>> begin Given data

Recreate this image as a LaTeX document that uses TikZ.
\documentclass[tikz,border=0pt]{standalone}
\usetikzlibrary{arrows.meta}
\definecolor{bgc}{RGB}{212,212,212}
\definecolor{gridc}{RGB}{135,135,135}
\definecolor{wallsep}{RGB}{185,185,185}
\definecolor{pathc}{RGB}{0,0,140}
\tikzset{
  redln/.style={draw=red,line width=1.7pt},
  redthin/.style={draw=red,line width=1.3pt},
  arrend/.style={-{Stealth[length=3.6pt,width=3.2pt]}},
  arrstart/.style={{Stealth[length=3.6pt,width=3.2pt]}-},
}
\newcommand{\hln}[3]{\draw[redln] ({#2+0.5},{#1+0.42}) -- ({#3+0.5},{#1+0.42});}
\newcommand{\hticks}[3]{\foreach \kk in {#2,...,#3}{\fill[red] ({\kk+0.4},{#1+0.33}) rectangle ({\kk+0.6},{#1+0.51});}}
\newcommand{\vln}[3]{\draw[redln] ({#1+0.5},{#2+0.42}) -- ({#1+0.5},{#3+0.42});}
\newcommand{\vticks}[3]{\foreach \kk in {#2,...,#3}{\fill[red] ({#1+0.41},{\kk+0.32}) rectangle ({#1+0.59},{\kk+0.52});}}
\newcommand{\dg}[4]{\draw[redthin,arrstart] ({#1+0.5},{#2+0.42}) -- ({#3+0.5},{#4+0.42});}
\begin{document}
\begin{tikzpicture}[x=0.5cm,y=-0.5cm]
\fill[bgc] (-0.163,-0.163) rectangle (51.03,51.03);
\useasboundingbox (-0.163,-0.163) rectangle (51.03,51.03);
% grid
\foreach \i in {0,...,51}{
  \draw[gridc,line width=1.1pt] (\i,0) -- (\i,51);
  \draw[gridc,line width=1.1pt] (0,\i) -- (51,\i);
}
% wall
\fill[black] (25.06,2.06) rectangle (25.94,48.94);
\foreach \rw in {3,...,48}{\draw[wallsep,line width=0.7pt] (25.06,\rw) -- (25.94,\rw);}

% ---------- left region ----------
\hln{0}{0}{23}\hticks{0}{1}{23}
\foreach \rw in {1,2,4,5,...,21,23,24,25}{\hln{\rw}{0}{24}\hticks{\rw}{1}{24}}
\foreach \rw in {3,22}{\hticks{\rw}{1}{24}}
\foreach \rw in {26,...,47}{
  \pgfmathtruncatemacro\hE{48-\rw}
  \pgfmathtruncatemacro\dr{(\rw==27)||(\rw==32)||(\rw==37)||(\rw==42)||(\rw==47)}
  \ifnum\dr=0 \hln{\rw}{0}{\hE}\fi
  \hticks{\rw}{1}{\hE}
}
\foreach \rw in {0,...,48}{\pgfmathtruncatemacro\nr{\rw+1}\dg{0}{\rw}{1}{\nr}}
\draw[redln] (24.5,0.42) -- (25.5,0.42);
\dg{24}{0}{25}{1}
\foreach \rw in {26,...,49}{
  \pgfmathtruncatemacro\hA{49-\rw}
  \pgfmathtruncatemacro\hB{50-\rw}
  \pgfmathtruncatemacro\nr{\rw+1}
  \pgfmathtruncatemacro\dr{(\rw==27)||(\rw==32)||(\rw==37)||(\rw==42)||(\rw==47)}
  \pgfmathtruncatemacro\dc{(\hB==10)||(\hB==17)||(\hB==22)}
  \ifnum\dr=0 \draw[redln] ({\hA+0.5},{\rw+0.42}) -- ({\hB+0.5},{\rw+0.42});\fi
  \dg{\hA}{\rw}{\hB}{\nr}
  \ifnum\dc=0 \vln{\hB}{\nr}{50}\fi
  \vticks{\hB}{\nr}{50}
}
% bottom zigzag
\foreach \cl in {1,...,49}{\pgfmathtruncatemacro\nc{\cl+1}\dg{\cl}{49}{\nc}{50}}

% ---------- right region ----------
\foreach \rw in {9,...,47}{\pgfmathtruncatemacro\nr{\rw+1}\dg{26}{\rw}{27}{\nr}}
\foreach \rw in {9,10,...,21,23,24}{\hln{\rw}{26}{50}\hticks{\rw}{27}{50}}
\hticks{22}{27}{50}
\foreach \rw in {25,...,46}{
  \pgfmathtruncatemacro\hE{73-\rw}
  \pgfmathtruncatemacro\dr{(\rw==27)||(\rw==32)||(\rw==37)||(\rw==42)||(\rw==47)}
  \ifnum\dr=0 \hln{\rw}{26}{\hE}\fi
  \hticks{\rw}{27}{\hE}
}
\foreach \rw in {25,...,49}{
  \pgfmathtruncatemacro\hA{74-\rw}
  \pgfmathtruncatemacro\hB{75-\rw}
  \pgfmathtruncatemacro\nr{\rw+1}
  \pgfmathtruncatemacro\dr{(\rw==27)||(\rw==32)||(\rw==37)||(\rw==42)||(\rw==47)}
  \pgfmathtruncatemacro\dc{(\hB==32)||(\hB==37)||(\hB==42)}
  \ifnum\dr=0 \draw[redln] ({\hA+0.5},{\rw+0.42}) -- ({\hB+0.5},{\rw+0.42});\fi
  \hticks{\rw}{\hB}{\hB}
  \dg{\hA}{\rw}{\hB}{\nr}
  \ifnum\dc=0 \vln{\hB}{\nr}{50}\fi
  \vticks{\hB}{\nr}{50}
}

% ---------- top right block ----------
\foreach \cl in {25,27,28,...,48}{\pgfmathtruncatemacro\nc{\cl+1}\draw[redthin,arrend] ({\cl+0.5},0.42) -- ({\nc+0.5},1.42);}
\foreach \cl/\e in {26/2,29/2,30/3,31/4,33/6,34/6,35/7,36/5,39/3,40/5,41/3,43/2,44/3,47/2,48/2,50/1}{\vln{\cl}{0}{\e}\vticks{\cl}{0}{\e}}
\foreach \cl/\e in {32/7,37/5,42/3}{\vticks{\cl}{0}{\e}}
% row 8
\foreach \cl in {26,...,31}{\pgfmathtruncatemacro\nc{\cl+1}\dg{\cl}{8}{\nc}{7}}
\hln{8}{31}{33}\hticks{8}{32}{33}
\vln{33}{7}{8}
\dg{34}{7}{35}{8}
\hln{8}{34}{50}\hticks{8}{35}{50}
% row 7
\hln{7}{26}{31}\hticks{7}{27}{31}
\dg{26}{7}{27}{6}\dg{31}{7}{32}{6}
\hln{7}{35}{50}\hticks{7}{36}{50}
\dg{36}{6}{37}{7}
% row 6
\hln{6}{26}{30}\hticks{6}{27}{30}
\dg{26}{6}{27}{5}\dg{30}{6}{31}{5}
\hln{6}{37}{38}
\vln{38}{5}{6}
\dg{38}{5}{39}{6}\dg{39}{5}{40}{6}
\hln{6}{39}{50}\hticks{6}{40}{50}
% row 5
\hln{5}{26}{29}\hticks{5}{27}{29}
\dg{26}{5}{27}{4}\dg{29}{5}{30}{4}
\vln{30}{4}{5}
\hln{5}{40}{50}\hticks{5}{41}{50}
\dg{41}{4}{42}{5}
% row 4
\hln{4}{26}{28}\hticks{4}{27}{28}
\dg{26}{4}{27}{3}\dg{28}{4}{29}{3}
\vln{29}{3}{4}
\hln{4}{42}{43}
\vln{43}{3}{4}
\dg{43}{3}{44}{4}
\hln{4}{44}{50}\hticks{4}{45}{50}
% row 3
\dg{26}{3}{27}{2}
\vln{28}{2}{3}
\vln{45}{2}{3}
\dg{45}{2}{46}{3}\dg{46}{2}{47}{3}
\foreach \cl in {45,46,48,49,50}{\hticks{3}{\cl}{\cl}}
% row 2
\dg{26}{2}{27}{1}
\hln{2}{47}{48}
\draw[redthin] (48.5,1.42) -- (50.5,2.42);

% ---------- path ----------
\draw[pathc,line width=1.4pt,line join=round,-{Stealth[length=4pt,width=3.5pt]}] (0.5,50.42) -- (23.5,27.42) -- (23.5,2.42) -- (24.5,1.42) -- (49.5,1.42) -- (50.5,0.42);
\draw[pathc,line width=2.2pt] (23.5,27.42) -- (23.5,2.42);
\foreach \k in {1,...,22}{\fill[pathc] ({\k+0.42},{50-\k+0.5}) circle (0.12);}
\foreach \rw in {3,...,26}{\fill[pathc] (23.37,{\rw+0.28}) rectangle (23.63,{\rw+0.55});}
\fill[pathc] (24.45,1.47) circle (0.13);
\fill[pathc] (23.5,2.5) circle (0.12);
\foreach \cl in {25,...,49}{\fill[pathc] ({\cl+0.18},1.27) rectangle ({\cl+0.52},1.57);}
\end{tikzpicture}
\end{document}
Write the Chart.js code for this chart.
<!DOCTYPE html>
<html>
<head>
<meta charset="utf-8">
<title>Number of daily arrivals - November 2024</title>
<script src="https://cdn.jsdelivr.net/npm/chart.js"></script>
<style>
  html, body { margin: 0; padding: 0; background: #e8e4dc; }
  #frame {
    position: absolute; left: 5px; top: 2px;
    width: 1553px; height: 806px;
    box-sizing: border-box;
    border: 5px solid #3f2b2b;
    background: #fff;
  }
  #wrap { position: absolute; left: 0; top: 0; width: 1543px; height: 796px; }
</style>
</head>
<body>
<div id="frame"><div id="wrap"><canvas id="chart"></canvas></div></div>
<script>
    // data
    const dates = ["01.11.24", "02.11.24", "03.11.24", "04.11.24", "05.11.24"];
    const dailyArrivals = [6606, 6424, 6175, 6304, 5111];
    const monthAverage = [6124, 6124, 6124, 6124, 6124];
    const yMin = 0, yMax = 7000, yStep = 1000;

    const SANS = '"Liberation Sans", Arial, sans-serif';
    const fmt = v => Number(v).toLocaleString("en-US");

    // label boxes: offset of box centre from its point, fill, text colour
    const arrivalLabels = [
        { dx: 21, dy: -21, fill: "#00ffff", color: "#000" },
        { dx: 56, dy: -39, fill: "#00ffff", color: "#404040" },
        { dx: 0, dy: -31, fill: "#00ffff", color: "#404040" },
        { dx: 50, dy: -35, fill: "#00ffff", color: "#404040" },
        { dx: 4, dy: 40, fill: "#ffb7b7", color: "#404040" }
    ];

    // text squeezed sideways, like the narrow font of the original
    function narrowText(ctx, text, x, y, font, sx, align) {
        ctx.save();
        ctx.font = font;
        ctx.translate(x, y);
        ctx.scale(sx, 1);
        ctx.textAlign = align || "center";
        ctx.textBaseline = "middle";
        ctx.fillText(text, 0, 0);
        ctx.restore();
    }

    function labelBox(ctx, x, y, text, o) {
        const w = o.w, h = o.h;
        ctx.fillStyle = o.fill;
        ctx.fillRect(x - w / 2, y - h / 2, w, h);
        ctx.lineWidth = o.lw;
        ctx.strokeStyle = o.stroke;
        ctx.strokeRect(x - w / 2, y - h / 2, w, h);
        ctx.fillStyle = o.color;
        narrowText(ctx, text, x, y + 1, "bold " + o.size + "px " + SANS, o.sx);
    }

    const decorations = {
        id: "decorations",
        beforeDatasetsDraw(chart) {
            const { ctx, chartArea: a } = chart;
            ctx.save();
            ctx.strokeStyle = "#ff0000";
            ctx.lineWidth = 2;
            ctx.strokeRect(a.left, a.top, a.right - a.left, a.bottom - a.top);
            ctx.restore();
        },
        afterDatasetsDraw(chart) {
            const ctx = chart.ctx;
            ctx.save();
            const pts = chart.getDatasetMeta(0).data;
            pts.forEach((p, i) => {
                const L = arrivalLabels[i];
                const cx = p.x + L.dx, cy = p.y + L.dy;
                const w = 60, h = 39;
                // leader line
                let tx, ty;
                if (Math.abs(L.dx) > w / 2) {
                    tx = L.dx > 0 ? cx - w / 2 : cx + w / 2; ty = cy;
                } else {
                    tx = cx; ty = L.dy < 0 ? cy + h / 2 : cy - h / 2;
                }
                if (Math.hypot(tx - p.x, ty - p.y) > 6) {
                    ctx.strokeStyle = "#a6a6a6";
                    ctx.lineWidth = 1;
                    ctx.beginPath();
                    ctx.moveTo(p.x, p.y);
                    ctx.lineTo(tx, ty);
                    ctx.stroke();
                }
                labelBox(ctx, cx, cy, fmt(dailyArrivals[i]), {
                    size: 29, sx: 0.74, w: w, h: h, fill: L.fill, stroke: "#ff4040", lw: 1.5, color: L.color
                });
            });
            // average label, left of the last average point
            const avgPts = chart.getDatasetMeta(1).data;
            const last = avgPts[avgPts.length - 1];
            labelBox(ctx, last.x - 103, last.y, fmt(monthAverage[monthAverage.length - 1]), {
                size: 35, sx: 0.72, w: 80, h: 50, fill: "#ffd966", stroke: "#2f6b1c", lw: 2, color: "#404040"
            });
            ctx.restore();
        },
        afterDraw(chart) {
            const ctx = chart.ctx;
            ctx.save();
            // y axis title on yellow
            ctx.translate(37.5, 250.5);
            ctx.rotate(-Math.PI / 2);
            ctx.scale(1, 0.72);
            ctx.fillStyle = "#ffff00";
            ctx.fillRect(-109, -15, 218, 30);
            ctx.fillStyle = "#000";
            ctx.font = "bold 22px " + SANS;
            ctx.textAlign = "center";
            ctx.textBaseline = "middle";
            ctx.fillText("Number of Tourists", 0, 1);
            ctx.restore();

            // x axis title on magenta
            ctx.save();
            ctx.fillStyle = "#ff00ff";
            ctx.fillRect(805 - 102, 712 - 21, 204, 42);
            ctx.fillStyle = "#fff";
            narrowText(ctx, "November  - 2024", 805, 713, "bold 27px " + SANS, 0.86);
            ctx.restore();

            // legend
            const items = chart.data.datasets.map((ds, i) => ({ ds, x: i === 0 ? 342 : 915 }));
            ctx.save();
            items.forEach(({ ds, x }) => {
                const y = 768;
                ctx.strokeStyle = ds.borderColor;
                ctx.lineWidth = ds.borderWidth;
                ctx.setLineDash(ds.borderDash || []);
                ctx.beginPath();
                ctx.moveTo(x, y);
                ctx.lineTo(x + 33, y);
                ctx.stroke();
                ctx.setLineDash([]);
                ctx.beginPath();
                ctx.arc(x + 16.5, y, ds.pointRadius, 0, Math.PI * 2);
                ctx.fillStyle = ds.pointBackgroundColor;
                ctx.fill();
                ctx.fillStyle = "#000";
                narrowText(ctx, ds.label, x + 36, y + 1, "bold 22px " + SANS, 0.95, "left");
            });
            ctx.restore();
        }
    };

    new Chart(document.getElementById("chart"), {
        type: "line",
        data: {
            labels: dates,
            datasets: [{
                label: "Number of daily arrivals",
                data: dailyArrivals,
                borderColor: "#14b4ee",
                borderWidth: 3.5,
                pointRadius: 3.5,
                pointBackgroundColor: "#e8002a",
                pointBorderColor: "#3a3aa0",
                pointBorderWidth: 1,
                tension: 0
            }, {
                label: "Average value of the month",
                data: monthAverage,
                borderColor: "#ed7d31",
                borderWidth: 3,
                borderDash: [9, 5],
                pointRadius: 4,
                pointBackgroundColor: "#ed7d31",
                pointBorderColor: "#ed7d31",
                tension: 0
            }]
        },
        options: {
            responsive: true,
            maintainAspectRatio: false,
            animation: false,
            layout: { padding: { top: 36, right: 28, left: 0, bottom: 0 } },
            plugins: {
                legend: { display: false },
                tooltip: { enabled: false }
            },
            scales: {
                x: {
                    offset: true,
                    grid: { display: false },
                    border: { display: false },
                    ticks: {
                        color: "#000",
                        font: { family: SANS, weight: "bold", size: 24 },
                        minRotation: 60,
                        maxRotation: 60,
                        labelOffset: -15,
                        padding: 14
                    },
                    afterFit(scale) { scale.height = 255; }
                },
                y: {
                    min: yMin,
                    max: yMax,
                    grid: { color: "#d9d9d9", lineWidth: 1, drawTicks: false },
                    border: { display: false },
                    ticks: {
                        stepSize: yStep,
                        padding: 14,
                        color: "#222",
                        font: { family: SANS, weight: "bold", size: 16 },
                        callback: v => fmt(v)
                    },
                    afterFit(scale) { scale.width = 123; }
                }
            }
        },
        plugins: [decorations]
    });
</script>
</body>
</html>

>> end Given data

● **What to work on**
How many of the lines above include the string "this"? Answer with the number only.

● **Response**
2